Work to be completed. Gather the lines below that include the string "this", copying each in full.

- - - - - - -

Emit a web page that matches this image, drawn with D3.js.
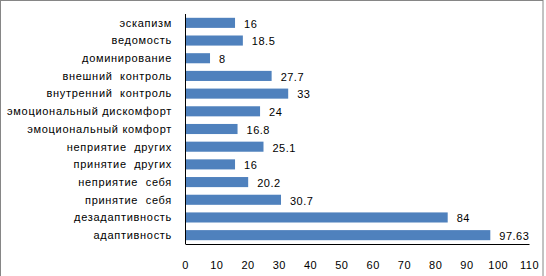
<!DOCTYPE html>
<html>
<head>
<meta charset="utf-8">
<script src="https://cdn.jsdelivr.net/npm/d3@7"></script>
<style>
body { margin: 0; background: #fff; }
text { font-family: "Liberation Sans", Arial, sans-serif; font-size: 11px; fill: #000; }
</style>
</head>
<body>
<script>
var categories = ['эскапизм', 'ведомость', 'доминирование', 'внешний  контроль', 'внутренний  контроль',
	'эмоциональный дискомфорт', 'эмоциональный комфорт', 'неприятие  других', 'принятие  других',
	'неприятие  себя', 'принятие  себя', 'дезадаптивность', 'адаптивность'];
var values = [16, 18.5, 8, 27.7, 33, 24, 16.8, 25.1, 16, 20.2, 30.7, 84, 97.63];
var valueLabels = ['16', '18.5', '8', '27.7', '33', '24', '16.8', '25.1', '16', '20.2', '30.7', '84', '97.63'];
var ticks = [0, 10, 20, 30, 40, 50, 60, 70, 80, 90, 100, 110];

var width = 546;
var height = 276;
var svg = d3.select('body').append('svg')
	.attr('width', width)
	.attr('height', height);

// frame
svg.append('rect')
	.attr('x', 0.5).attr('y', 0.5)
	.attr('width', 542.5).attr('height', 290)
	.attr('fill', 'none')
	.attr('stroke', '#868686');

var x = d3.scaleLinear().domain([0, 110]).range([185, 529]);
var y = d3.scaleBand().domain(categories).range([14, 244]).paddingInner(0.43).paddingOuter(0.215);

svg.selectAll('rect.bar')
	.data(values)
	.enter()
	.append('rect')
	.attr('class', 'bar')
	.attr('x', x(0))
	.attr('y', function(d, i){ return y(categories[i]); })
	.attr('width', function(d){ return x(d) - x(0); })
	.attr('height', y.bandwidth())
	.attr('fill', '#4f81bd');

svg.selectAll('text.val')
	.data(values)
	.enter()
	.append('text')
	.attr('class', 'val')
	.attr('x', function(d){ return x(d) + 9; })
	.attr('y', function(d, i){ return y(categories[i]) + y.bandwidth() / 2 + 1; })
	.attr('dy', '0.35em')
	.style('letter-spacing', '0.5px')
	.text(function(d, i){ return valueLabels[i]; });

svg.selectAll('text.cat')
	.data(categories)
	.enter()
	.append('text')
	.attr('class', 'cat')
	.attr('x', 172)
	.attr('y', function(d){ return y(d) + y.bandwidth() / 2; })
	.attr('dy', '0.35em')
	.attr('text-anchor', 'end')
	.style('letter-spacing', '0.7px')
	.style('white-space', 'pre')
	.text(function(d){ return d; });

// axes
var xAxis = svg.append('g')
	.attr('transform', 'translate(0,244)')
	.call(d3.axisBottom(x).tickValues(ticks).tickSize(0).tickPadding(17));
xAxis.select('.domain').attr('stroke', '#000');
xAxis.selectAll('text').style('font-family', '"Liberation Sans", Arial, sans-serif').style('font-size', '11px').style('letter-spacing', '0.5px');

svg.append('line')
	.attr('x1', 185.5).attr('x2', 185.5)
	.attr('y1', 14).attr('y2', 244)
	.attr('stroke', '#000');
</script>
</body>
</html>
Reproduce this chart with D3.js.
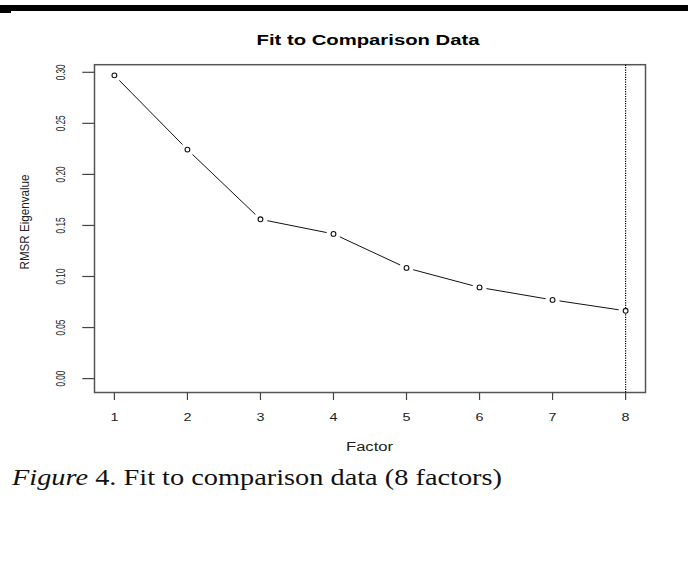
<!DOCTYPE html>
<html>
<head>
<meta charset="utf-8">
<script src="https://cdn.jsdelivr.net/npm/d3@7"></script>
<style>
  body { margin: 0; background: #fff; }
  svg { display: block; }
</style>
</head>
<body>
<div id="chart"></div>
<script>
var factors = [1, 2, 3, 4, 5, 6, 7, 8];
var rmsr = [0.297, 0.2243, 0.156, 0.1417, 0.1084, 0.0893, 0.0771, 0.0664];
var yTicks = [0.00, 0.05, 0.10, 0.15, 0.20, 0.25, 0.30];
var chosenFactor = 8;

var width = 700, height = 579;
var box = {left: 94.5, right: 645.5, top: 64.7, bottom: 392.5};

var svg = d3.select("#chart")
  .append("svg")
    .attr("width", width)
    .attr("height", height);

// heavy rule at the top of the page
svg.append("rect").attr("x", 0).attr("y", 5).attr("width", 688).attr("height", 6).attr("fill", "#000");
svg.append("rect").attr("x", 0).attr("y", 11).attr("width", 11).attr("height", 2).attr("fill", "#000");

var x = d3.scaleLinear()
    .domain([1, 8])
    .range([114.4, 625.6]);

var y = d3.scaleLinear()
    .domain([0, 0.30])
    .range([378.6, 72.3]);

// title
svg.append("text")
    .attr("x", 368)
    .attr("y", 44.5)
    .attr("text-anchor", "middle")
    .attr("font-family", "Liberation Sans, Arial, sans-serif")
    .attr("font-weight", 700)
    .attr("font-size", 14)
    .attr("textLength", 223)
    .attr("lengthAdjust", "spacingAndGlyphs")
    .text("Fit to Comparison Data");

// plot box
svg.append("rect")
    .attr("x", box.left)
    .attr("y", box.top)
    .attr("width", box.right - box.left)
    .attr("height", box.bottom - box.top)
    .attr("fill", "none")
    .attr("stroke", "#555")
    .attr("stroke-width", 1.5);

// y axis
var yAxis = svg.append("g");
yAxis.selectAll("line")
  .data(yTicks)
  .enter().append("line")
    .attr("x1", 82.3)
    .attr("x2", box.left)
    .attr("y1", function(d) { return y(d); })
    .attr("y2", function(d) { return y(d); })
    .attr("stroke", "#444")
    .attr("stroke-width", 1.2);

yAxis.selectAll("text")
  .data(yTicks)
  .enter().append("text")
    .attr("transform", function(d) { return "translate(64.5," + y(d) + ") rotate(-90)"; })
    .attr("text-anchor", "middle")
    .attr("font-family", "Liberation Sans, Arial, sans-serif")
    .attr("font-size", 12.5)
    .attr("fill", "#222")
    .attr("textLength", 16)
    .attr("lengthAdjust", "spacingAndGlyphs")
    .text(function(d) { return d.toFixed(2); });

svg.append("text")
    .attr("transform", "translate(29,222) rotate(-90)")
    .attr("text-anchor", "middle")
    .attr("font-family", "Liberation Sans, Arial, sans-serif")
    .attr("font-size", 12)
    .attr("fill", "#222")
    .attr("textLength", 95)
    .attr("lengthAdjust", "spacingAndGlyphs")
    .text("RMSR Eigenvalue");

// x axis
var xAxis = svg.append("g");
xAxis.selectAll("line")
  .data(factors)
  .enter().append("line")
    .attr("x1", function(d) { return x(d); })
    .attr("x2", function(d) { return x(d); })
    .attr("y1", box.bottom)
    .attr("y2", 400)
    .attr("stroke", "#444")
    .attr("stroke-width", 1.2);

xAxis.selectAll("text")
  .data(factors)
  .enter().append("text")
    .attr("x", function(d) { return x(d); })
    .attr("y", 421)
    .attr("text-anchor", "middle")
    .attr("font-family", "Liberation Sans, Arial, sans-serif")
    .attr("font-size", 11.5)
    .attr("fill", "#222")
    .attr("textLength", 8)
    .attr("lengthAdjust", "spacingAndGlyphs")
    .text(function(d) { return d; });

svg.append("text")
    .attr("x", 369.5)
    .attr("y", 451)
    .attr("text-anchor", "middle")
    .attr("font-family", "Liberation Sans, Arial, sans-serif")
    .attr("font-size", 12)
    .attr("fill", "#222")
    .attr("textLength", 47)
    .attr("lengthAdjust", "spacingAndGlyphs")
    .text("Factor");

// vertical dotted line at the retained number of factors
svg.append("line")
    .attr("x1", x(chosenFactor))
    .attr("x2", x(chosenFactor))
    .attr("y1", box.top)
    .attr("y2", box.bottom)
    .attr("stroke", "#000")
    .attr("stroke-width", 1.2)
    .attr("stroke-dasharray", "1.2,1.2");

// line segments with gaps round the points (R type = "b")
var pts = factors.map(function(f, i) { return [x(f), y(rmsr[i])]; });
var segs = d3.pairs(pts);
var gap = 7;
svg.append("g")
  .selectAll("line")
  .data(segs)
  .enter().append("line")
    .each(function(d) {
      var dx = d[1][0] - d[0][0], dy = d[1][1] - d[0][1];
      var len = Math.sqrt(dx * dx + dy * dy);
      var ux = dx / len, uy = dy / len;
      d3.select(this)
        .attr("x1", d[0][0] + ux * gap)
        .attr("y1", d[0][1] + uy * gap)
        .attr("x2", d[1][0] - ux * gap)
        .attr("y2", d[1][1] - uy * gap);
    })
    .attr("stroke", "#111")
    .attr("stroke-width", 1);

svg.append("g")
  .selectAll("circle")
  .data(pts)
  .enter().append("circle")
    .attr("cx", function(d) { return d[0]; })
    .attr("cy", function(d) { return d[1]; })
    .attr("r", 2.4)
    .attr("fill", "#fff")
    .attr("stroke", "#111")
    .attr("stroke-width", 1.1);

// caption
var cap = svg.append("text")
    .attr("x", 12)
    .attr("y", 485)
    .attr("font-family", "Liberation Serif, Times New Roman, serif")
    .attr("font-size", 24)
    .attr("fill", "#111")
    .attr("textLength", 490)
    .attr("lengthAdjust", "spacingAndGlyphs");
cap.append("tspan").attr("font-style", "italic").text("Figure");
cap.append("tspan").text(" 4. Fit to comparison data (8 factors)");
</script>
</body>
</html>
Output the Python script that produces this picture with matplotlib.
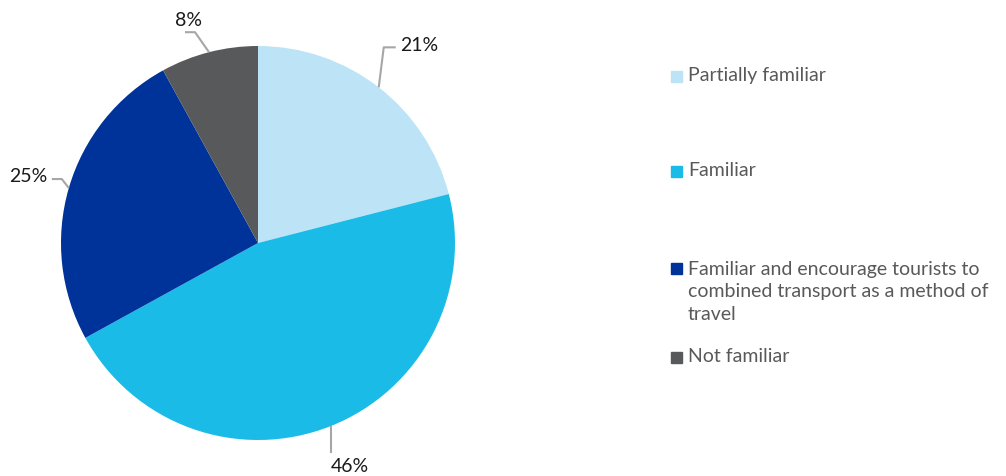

- - - - - - -

Correct output.
Emit a web page that matches this image, drawn with D3.js.
Reproduce this chart with D3.js.
      d3.select(this)
Output the Python script that produces this picture with matplotlib.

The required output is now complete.